A 4 × 4 grid of squares is filled in, with each of the 16 squares colored black or white. Two colorings are regarded as identical if one can be converted to each other by performing any combination of flipping, rotating, or swapping the two colors (flipping all the black squares to white and vice versa). How many non-identical colorings are there?

Ok so $2^{16}$ total. How would you go about subtracting the ones that are identical? Any help is appreciated.

• Do you know Polya's enumeration formula? – Michael Biro Nov 22 '15 at 3:36
• @MichaelBiro I do not – jsmith14 Nov 22 '15 at 18:25

## 1 Answer

Using Polya's enumeration theorem, we count the number of colorings fixed by each of the rotations, reflections, and color swaps. The number of distinct boards is the average number of fixed boards.

There are $16$ distinct operations, and they each fix the following number of boards:

Fixes all $2^{16}$ boards

1. The identity.

Fixes $2^4$ boards (defined by a quarter board of $4$ squares)

1. Rotate $90^\circ$
2. Rotate $270^\circ$
3. Rotate $90^\circ$ and reverse colors.
4. Rotate $270^\circ$ and reverse colors.

Fixes $2^8$ boards (defined by a half board of $8$ squares)

1. Rotate $180^\circ$
2. Rotate $180^\circ$ and reverse colors
3. Reflect
4. Reflect and reverse colors
5. Reflect and rotate $180^\circ$
6. Reflect,rotate $180^\circ$, and reverse colors

Fixes $2^{10}$ boards (defined by a diagonal half board of $10$ squares)

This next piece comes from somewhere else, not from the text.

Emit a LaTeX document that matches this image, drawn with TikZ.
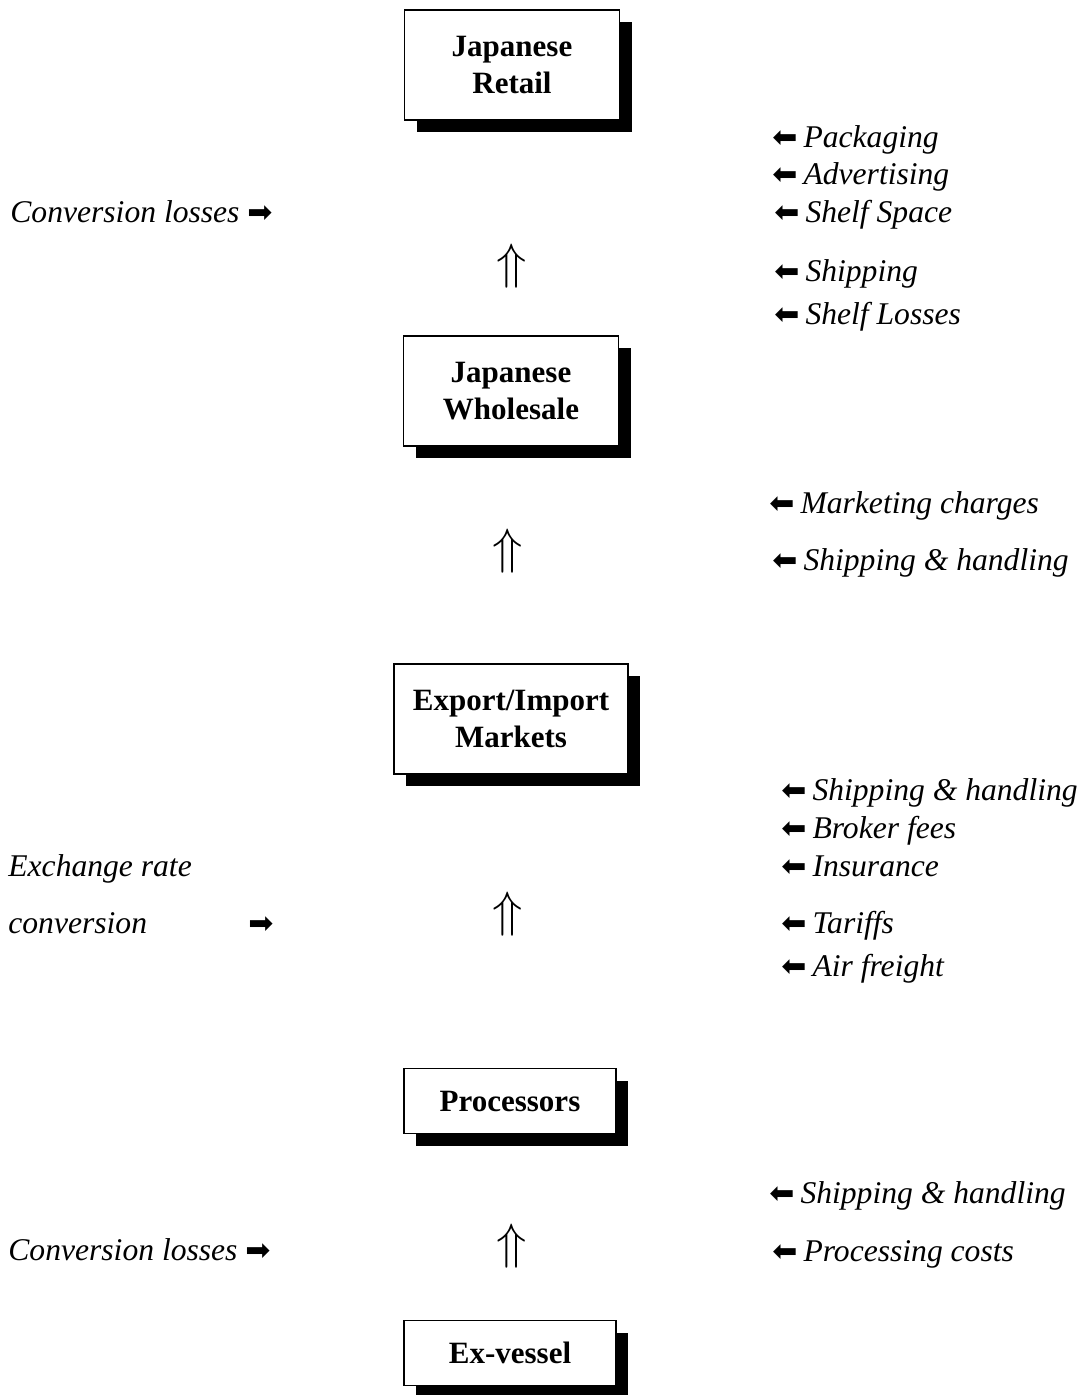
\documentclass[tikz,border=0pt]{standalone}
\usepackage{fontspec}
\setmainfont{Liberation Serif}
\newfontfamily\symfont{DejaVu Sans}
\usetikzlibrary{shadows}

\newcommand{\costin}{{\symfont\fontsize{15}{15}\selectfont ⬅}\hspace{3pt}}
\newcommand{\costout}{{\symfont\fontsize{15}{15}\selectfont ➡}}

\begin{document}
\begin{tikzpicture}[x=0.5pt,y=-0.5pt,
  main node/.style={draw,line width=0.9pt,fill=white,align=center,
    font=\fontsize{15.5}{18.5}\selectfont\bfseries,
    minimum width=107.5pt,minimum height=55pt,
    drop shadow={shadow xshift=6pt,shadow yshift=-6pt,fill=black,opacity=1}},
  cost/.style={anchor=base west,inner sep=0pt,font=\fontsize{15.8}{18}\selectfont\itshape},
  up node/.style={font=\fontsize{24}{24}\selectfont}]

  \useasboundingbox (0,0) rectangle (1089,1395);

  \node[main node] (1) at (512,65) {Japanese\\Retail};
  \node[main node] (2) at (511,391) {Japanese\\Wholesale};
  \node[main node,minimum width=117pt] (3) at (511,719) {Export/Import\\Markets};
  \node[main node,minimum width=106pt,minimum height=32.5pt] (4) at (510,1101) {Processors};
  \node[main node,minimum width=106pt,minimum height=32.5pt] (5) at (510,1353) {Ex-vessel};

  \node[up node] (a) at (512,266) {$\Uparrow$};
  \node[up node] (b) at (508,551) {$\Uparrow$};
  \node[up node] (c) at (508,914) {$\Uparrow$};
  \node[up node] (d) at (512,1246) {$\Uparrow$};

  % costs added on the right
  \node[cost] (1t1) at (772,148) {\costin Packaging};
  \node[cost] (1t2) at (772,185) {\costin Advertising};
  \node[cost] (1t3) at (774,223) {\costin Shelf Space};
  \node[cost] (1t4) at (774,282) {\costin Shipping};
  \node[cost] (1t5) at (774,325) {\costin Shelf Losses};
  \node[cost] (2t1) at (769,513) {\costin Marketing charges};
  \node[cost] (2t2) at (772,570) {\costin Shipping \& handling};
  \node[cost] (3t1) at (781,800) {\costin Shipping \& handling};
  \node[cost] (3t2) at (781,838) {\costin Broker fees};
  \node[cost] (3t3) at (781,876) {\costin Insurance};
  \node[cost] (3t4) at (781,933) {\costin Tariffs};
  \node[cost] (3t5) at (781,976) {\costin Air freight};
  \node[cost] (4t1) at (769,1203) {\costin Shipping \& handling};
  \node[cost] (4t2) at (772,1261) {\costin Processing costs};

  % losses on the left
  \node[cost] (1l) at (10,223) {Conversion losses \costout};
  \node[cost] (3l1) at (8,876) {Exchange rate};
  \node[cost] (3l2) at (8,933) {conversion};
  \node[cost] (3l3) at (248,933) {\costout};
  \node[cost] (4l) at (8,1260) {Conversion losses \costout};
\end{tikzpicture}
\end{document}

1. Reflect and rotate $90^\circ$
2. Reflect and rotate $270^\circ$

Fixes $0$ boards (doesn't move some square and does a color exchange)

1. Reverse colors
2. Reflect, rotate $90^\circ$, and reverse colors
3. Reflect, rotate $270^\circ$, and reverse colors

Therefore, the number of distinct boards is $$\frac{1}{16}(2^{16} + 4\cdot 2^4 + 6\cdot 2^8 + 2 \cdot 2^{10} + 3\cdot 0) = 4324$$